[Part of a data file]
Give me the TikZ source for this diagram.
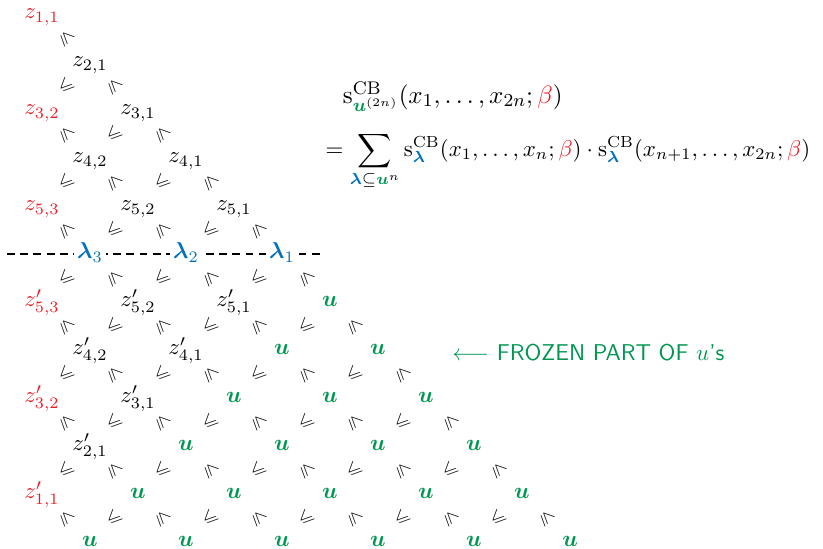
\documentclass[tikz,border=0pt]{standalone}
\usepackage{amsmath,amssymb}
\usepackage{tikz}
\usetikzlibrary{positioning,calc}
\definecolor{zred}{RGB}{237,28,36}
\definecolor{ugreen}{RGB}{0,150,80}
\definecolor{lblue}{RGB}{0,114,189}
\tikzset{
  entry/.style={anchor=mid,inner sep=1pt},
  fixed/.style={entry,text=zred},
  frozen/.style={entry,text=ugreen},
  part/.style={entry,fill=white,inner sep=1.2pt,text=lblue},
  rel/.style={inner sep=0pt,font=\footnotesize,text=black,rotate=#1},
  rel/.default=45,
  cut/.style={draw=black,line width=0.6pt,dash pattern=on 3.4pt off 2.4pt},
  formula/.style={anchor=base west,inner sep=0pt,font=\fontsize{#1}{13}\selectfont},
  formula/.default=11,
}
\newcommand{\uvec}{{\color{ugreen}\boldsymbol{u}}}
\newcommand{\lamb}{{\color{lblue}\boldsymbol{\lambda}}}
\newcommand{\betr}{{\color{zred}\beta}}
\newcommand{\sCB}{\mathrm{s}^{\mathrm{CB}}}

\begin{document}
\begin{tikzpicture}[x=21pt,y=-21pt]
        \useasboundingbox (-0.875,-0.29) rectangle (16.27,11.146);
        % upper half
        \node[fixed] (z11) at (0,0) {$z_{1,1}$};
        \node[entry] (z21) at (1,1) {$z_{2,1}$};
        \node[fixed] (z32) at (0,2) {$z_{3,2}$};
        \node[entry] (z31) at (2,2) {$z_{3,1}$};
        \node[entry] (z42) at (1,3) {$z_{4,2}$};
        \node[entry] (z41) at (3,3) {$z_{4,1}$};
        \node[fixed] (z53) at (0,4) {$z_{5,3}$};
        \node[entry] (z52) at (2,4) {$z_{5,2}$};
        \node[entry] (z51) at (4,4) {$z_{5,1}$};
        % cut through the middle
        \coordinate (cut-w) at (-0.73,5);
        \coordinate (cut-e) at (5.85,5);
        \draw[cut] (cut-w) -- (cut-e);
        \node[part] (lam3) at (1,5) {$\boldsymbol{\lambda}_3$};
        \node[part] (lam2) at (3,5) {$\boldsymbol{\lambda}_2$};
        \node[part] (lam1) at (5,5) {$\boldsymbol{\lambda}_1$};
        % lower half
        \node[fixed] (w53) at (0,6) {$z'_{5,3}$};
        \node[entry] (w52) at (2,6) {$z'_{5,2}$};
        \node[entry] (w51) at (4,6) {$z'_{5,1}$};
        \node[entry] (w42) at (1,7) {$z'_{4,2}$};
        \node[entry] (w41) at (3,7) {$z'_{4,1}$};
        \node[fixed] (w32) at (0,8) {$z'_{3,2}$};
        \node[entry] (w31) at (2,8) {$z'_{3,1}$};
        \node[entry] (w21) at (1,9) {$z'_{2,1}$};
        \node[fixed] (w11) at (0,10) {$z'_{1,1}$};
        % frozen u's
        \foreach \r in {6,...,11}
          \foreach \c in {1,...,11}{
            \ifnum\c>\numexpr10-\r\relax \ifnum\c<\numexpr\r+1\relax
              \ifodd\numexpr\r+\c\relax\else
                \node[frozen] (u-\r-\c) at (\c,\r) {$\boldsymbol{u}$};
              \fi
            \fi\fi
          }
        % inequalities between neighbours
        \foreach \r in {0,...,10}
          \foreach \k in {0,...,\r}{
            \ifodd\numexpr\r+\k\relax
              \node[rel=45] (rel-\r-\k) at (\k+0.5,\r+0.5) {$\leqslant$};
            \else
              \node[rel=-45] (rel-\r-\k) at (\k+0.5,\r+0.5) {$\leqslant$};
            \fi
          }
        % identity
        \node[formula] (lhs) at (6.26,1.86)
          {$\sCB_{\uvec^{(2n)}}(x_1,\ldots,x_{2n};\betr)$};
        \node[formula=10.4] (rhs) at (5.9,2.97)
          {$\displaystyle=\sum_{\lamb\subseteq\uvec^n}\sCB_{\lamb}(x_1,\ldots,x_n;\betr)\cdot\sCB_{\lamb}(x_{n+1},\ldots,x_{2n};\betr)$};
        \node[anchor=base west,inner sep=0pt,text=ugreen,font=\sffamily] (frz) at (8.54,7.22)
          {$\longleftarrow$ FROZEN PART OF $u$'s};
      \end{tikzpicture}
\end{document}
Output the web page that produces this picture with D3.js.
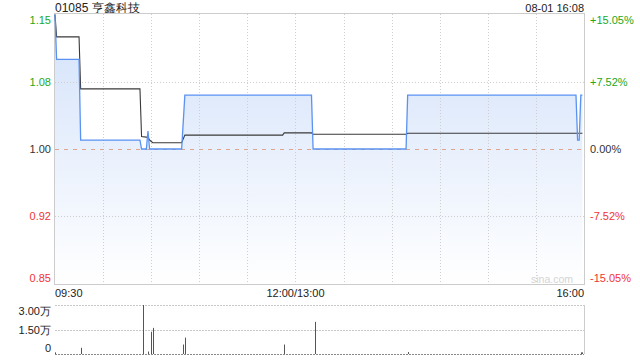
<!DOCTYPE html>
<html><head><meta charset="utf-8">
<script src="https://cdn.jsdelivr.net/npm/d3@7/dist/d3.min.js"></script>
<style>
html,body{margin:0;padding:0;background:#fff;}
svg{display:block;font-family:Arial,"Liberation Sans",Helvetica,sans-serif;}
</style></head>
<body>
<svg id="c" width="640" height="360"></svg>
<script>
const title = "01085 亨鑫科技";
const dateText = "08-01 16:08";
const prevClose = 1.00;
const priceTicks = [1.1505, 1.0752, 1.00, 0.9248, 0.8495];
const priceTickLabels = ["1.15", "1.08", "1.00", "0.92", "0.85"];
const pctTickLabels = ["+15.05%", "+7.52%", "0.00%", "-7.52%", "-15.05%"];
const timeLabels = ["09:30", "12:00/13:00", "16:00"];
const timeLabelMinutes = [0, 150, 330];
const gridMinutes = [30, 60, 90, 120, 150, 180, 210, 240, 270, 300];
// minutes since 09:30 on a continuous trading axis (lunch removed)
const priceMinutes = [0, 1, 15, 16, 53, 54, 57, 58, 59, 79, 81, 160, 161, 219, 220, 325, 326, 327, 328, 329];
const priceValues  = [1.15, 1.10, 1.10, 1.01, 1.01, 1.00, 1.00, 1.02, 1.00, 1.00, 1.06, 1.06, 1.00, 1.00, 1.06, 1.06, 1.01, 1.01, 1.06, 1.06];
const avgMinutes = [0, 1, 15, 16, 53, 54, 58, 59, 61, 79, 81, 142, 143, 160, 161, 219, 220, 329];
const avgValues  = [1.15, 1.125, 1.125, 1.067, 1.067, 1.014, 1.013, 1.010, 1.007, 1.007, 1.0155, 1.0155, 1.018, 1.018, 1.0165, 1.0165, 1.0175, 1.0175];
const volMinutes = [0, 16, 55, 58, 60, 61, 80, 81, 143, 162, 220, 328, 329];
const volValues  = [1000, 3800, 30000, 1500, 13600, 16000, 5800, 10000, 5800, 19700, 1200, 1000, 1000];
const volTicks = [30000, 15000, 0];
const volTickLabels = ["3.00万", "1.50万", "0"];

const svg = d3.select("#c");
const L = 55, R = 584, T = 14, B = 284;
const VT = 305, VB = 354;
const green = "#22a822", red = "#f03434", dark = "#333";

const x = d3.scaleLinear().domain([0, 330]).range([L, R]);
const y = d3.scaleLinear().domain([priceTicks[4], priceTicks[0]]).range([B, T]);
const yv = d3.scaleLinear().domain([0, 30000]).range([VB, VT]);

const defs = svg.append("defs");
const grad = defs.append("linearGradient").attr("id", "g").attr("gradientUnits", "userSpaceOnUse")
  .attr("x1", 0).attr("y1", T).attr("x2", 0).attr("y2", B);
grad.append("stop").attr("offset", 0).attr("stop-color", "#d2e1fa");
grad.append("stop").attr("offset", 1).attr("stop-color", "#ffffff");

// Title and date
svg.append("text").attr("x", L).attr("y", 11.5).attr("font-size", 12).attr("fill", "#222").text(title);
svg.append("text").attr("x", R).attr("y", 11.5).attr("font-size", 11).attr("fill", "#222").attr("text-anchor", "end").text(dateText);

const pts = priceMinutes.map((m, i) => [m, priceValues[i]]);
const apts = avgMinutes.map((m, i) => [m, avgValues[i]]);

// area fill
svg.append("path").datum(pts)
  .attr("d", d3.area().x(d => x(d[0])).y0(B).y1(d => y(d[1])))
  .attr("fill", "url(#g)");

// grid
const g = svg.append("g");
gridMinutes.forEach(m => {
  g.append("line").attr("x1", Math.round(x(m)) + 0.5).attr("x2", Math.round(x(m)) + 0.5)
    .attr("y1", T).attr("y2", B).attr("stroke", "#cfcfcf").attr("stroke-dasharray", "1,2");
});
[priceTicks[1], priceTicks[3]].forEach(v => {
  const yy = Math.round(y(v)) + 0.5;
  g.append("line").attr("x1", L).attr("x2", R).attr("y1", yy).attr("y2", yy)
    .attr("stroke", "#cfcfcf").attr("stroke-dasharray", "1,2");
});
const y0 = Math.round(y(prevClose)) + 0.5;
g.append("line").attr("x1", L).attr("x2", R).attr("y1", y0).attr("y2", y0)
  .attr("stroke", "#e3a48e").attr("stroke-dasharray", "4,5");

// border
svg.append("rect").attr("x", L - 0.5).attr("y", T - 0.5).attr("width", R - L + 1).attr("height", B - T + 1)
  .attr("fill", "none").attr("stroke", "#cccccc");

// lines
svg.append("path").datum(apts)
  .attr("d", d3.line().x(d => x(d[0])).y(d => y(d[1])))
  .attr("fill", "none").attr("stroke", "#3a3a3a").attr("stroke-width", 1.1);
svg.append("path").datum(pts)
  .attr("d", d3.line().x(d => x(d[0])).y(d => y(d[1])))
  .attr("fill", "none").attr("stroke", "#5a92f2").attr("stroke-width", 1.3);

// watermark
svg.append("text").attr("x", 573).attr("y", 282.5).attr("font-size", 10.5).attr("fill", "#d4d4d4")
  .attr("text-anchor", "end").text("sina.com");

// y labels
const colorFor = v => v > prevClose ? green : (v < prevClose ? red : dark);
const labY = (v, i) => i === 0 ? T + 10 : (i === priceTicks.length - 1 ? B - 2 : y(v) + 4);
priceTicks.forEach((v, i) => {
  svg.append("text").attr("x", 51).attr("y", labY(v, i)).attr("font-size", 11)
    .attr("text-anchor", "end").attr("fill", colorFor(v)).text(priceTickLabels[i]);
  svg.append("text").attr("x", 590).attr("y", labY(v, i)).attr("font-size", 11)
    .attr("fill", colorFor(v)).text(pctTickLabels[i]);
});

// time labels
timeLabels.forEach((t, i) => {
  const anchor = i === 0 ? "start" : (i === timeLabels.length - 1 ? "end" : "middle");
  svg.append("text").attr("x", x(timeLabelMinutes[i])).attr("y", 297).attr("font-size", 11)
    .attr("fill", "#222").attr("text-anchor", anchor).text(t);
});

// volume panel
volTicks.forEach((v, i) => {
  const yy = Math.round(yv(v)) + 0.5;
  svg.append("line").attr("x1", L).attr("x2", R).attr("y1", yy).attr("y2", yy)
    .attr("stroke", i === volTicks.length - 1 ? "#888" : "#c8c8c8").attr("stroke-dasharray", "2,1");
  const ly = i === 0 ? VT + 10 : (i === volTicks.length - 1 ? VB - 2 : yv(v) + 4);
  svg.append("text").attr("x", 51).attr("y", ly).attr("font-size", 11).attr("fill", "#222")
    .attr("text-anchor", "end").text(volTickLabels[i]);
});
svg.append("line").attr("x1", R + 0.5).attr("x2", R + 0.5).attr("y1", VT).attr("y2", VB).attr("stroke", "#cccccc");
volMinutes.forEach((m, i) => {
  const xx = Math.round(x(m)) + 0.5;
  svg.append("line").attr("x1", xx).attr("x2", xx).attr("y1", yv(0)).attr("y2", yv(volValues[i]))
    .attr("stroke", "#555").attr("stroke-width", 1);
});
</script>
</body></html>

> [What is asked]
Give only the count of lines in the data that include the string "this".

> [Full solution]
2